In the Old Testament, when the children of Israel sinned against God, many of them were bitten by serpents and died. When they cried out to Moses, the Lord told him to lift up a brass serpent on a pole. Everyone who looked at that serpent was forgiven, healed, and kept alive (Num. 21:4-9). In John 3:14 the Lord said, “As Moses lifted up the serpent in the wilderness, even so must the Son of Man be lifted up.” This means that when the Lord Jesus was crucified on the cross, He was lifted up as the brass serpent. He died so that the serpent might be destroyed. As the Lamb, He died on the cross to take away our sin. But as the brass serpent, He died on the cross to destroy the old serpent, Satan, the Devil (Heb. 2:14).

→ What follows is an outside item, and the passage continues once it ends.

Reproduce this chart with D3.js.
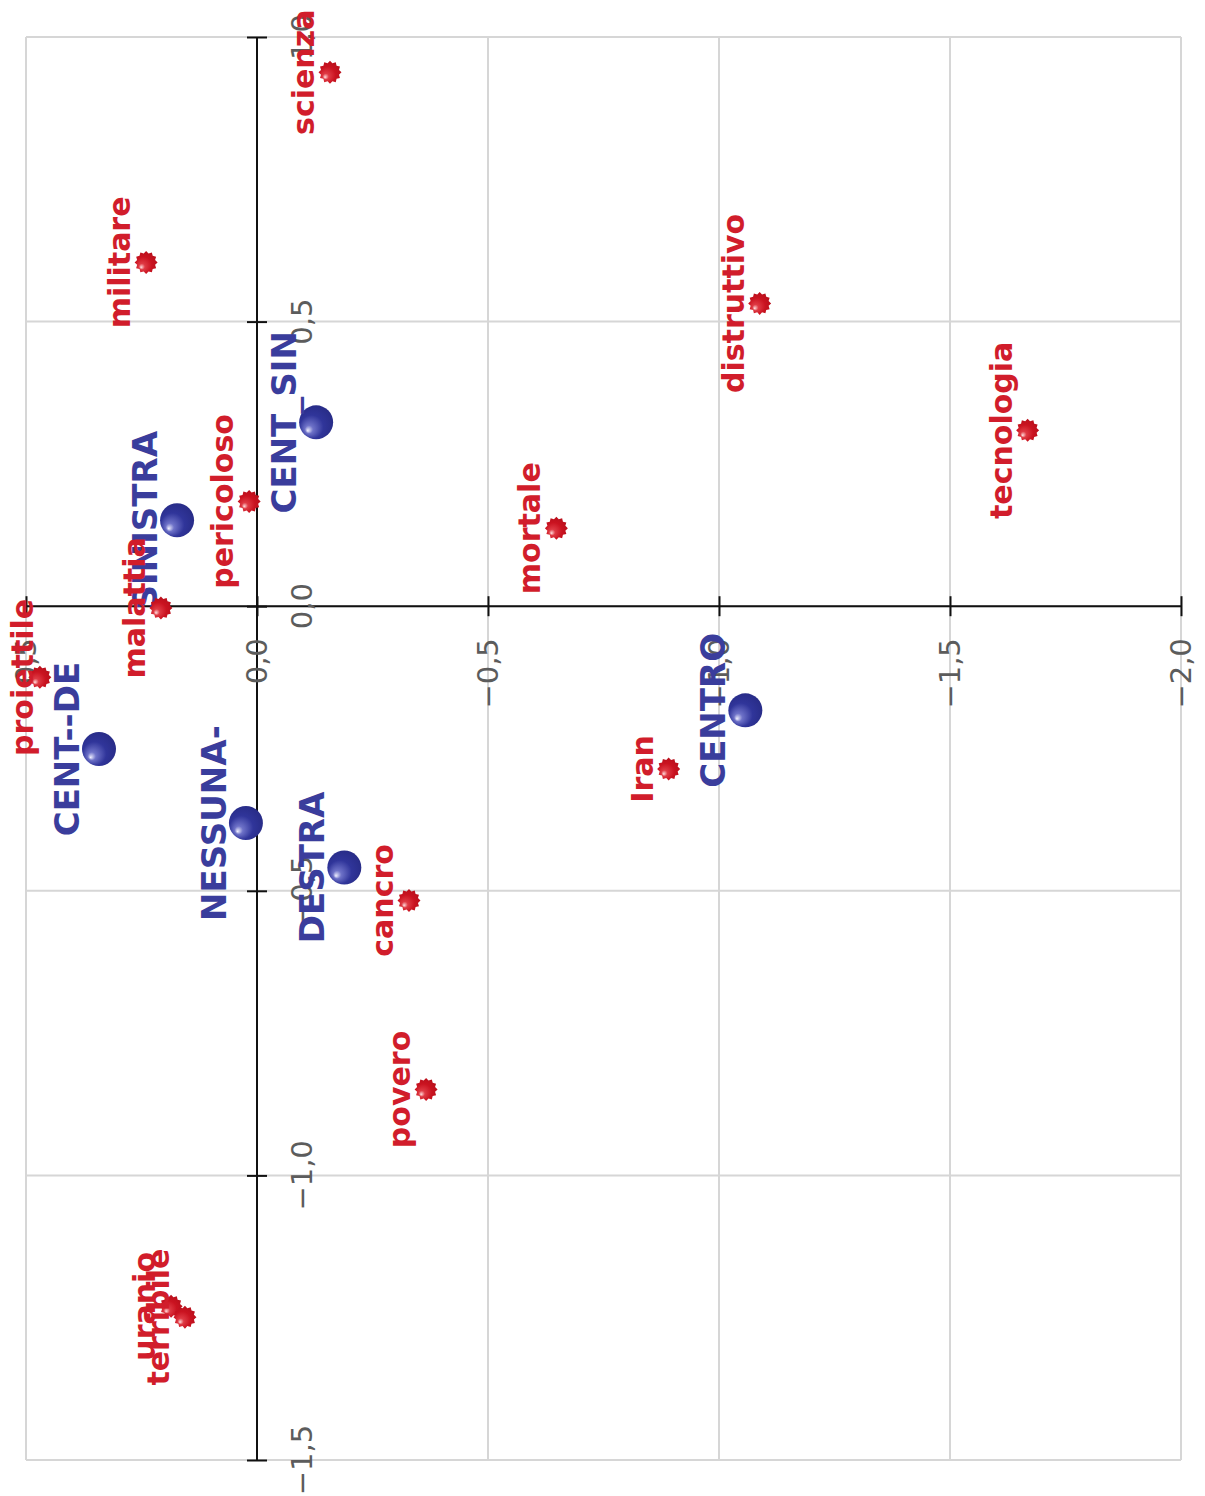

The brass serpent had only the likeness of a serpent. It did not have the poisonous nature. In the same way, Christ was made in the likeness of the flesh of sin (Rom. 8:3) yet He had no sin (2 Cor. 5:21; Heb. 4:15). When Christ destroyed Satan, He also did away with the satanic nature in our flesh.

Now we must see that Christ also died as the grain of wheat. This is something on the positive side. In John 12:24, Christ described Himself as a grain of wheat: “Unless a grain of wheat falls into the ground and dies, it abides alone; but if it dies, it bears much fruit.” When you plant a seed in the ground, that is a kind of death, a burial. But what happens after that? Life comes up! It even bears fruit to produce more seeds.

The life of a grain of wheat is hidden inside its outer shell. When the grain falls into the ground, the shell breaks and the life inside is released. In the same way, Christ’s divine life was contained and concealed within the “shell” of His body. His death on the cross broke that shell so that His divine life could be released. His life was released so it could get into us! Before, He was the only God-man, a single grain. But through His death He has released His life. When we believed and called on the Lord Jesus, He came into us and we became His multiplication, the many grains!

To believe and to be so baptized are two parts of one complete step for receiving the full salvation of God. To be baptized without believing is merely an empty ritual; to believe without being baptized is to be saved only inwardly without an outward affirmation of the inward salvation. These two should go together. Moreover, water baptism should be accompanied by the Spirit baptism, even as the children of Israel were baptized in the sea (water) and in the cloud (Spirit)—1 Corinthians 10:2 and 12:13.

Mark 16:16 does not say “who does not believe and is not baptized shall be condemned.” This indicates that condemnation is related only to not believing; it is not related to not being baptized. Believing itself is sufficient for one to receive salvation from condemnation; yet believing needs baptism as an outward affirmation for the completion of one’s inward salvation.